DIRECTIVE:
Retype the opening lines of the listing below, ending with the line that contains "const yTickLabels = ['0.01', '0.1', '1', '10', '100'];", and leave out any pictures.

INFORMATION SUPPLIED:
┌────────
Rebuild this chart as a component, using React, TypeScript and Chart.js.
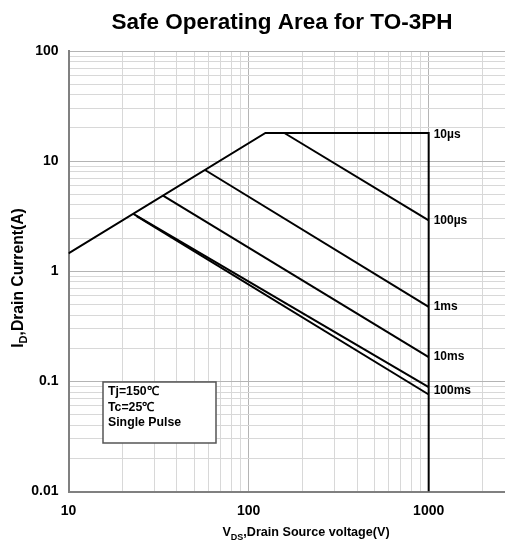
import React, { useEffect, useRef } from 'react';
import { Chart, registerables } from 'chart.js';

Chart.register(...registerables);

// ---- data ----
const titleText = 'Safe Operating Area for TO-3PH';

const xTickValues = [10, 20, 30, 40, 50, 60, 70, 80, 90, 100, 200, 300, 400, 500, 600, 700, 800, 900, 1000, 2000, 3000];
const xTickLabels = ['10', '100', '1000'];
const yTickValues = [
  0.01, 0.02, 0.03, 0.04, 0.05, 0.06, 0.07, 0.08, 0.09,
  0.1, 0.2, 0.3, 0.4, 0.5, 0.6, 0.7, 0.8, 0.9,
  1, 2, 3, 4, 5, 6, 7, 8, 9,
  10, 20, 30, 40, 50, 60, 70, 80, 90, 100,
];
const yTickLabels = ['0.01', '0.1', '1', '10', '100'];

// boundary (RDS limit, current limit, voltage limit) = 10µs curve
const limitV = [10, 124, 1000, 1000];
const limitI = [1.45, 18, 18, 0.01];
const us100V = [158, 1000];
const us100I = [18, 2.9];
const ms1V = [57.3, 1000];
const ms1I = [8.31, 0.474];
const ms10V = [33.5, 1000];
const ms10I = [4.86, 0.166];
const ms100aV = [22.9, 1000];
const ms100aI = [3.32, 0.0887];
const ms100bV = [23.9, 1000];
const ms100bI = [3.16, 0.076];

const curveLabels = ['10µs', '100µs', '1ms', '10ms', '100ms'];
const curveLabelV = [1000, 1000, 1000, 1000, 1000];
const curveLabelI = [17.25, 2.9, 0.474, 0.166, 0.083];

const notes = ['Tj=150℃', 'Tc=25℃', 'Single Pulse'];

const xTitleParts = ['V', 'DS', ',Drain Source voltage(V)'];
const yTitleParts = ['I', 'D', ',Drain Current(A)'];

const FONT = '"Liberation Sans", Arial, Helvetica, sans-serif';

function isDecade(v: number) {
  const l = Math.log10(v);
  return Math.abs(l - Math.round(l)) < 1e-6;
}

function drawSubTitle(ctx: CanvasRenderingContext2D, parts: string[], cx: number, cy: number, size: number) {
  const mainFont = `bold ${size}px ${FONT}`;
  const subSize = Math.round(size * 0.68);
  const subFont = `bold ${subSize}px ${FONT}`;
  const widths = parts.map((p, i) => {
    ctx.font = i === 1 ? subFont : mainFont;
    return ctx.measureText(p).width;
  });
  const total = widths.reduce((a, b) => a + b, 0);
  let x = cx - total / 2;
  ctx.textAlign = 'left';
  ctx.textBaseline = 'alphabetic';
  const base = cy + size * 0.35;
  parts.forEach((p, i) => {
    ctx.font = i === 1 ? subFont : mainFont;
    ctx.fillText(p, x, i === 1 ? base + size * 0.25 : base);
    x += widths[i];
  });
}

function mk(label: string, xs: number[], ys: number[]) {
  return {
    label,
    data: xs.map((x, i) => ({ x, y: ys[i] })),
    borderColor: '#000',
    backgroundColor: '#000',
    borderWidth: 2,
    pointRadius: 0,
    fill: false,
    tension: 0,
  };
}

export default function App() {
  const ref = useRef<HTMLCanvasElement>(null);

  useEffect(() => {
    const canvas = ref.current;
    if (!canvas) return;
    document.documentElement.style.overflow = 'hidden';
    document.body.style.overflow = 'hidden';

    const textPlugin = {
      id: 'soaTexts',
      afterDraw(chart: any) {
        const ctx: CanvasRenderingContext2D = chart.ctx;
        const ca = chart.chartArea;
        const xs = chart.scales.x;
        const ys = chart.scales.y;
        ctx.save();
        ctx.fillStyle = '#000';

        // title
        ctx.font = `bold 22.5px ${FONT}`;
        ctx.textAlign = 'center';
        ctx.textBaseline = 'middle';
        ctx.fillText(titleText, 274, 15);

        // curve labels
        ctx.font = `bold 12px ${FONT}`;
        ctx.textAlign = 'left';
        ctx.textBaseline = 'middle';
        curveLabels.forEach((t, i) => {
          ctx.fillText(t, xs.getPixelForValue(curveLabelV[i]) + 5, ys.getPixelForValue(curveLabelI[i]));
        });

        // notes box
        const bx = ca.left + 34.5;
        const by = ca.top + 331;
        const bw = 113;
        const bh = 61;
        ctx.fillStyle = '#fff';
        ctx.fillRect(bx, by, bw, bh);
        ctx.strokeStyle = '#555';
        ctx.lineWidth = 1.5;
        ctx.strokeRect(bx, by, bw, bh);
        ctx.fillStyle = '#000';
        ctx.font = `bold 12.3px ${FONT}`;
        notes.forEach((t, i) => {
          ctx.fillText(t, bx + 5, by + 10 + i * 15.5);
        });

        // x axis title
        drawSubTitle(ctx, xTitleParts, 298, 524, 12.6);

        // y axis title
        ctx.save();
        ctx.translate(10, 270);
        ctx.rotate(-Math.PI / 2);
        drawSubTitle(ctx, yTitleParts, 0, 0, 15.7);
        ctx.restore();

        ctx.restore();
      },
    };

    const gridColor = (c: any) => (c.tick && isDecade(c.tick.value) ? '#b4b4b4' : '#d8d8d8');

    const chart = new Chart(canvas, {
      type: 'line',
      data: {
        datasets: [
          mk('10µs', limitV, limitI),
          mk('100µs', us100V, us100I),
          mk('1ms', ms1V, ms1I),
          mk('10ms', ms10V, ms10I),
          mk('100ms', ms100aV, ms100aI),
          mk('100ms b', ms100bV, ms100bI),
        ] as any,
      },
      options: {
        animation: false,
        responsive: false,
        devicePixelRatio: 1,
        layout: { padding: { top: 43, right: 41.4, bottom: 0, left: 0 } },
        plugins: {
          legend: { display: false },
          tooltip: { enabled: false },
          title: { display: false },
        },
        scales: {
          x: {
            type: 'logarithmic',
            min: 10,
            max: 3000,
            afterBuildTicks: (s: any) => {
              s.ticks = xTickValues.map((v) => ({ value: v }));
            },
            afterFit: (s: any) => {
              s.height = 51.5;
            },
            grid: { color: gridColor, lineWidth: 1, drawTicks: false },
            border: { display: true, color: '#808080', width: 2 },
            ticks: {
              autoSkip: false,
              maxRotation: 0,
              padding: 11,
              color: '#000',
              font: { family: FONT, size: 14, weight: 'bold' },
              callback: (v: any) => {
                const s = String(Number(v));
                return xTickLabels.includes(s) ? s : '';
              },
            },
          },
          y: {
            type: 'logarithmic',
            min: 0.01,
            max: 100,
            afterBuildTicks: (s: any) => {
              s.ticks = yTickValues.map((v) => ({ value: v }));
            },
            afterFit: (s: any) => {
              s.width = 60.5;
            },
            grid: { color: gridColor, lineWidth: 1, drawTicks: false },
            border: { display: true, color: '#808080', width: 2 },
            ticks: {
              autoSkip: false,
              padding: 10,
              color: '#000',
              font: { family: FONT, size: 14, weight: 'bold' },
              callback: (v: any) => {
                const s = String(Number(v));
                return yTickLabels.includes(s) ? s : '';
              },
            },
          },
        },
      } as any,
      plugins: [textPlugin],
    });

    return () => chart.destroy();
  }, []);

  return (
    <div style={{ width: 548, height: 535, position: 'relative' }}>
      <canvas ref={ref} width={548} height={535} style={{ display: 'block', width: 548, height: 535 }} />
    </div>
  );
}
└────────
SOLVED EXERCISE:
Rebuild this chart as a component, using React, TypeScript and Chart.js.
import React, { useEffect, useRef } from 'react';
import { Chart, registerables } from 'chart.js';

Chart.register(...registerables);

// ---- data ----
const titleText = 'Safe Operating Area for TO-3PH';

const xTickValues = [10, 20, 30, 40, 50, 60, 70, 80, 90, 100, 200, 300, 400, 500, 600, 700, 800, 900, 1000, 2000, 3000];
const xTickLabels = ['10', '100', '1000'];
const yTickValues = [
  0.01, 0.02, 0.03, 0.04, 0.05, 0.06, 0.07, 0.08, 0.09,
  0.1, 0.2, 0.3, 0.4, 0.5, 0.6, 0.7, 0.8, 0.9,
  1, 2, 3, 4, 5, 6, 7, 8, 9,
  10, 20, 30, 40, 50, 60, 70, 80, 90, 100,
];
const yTickLabels = ['0.01', '0.1', '1', '10', '100'];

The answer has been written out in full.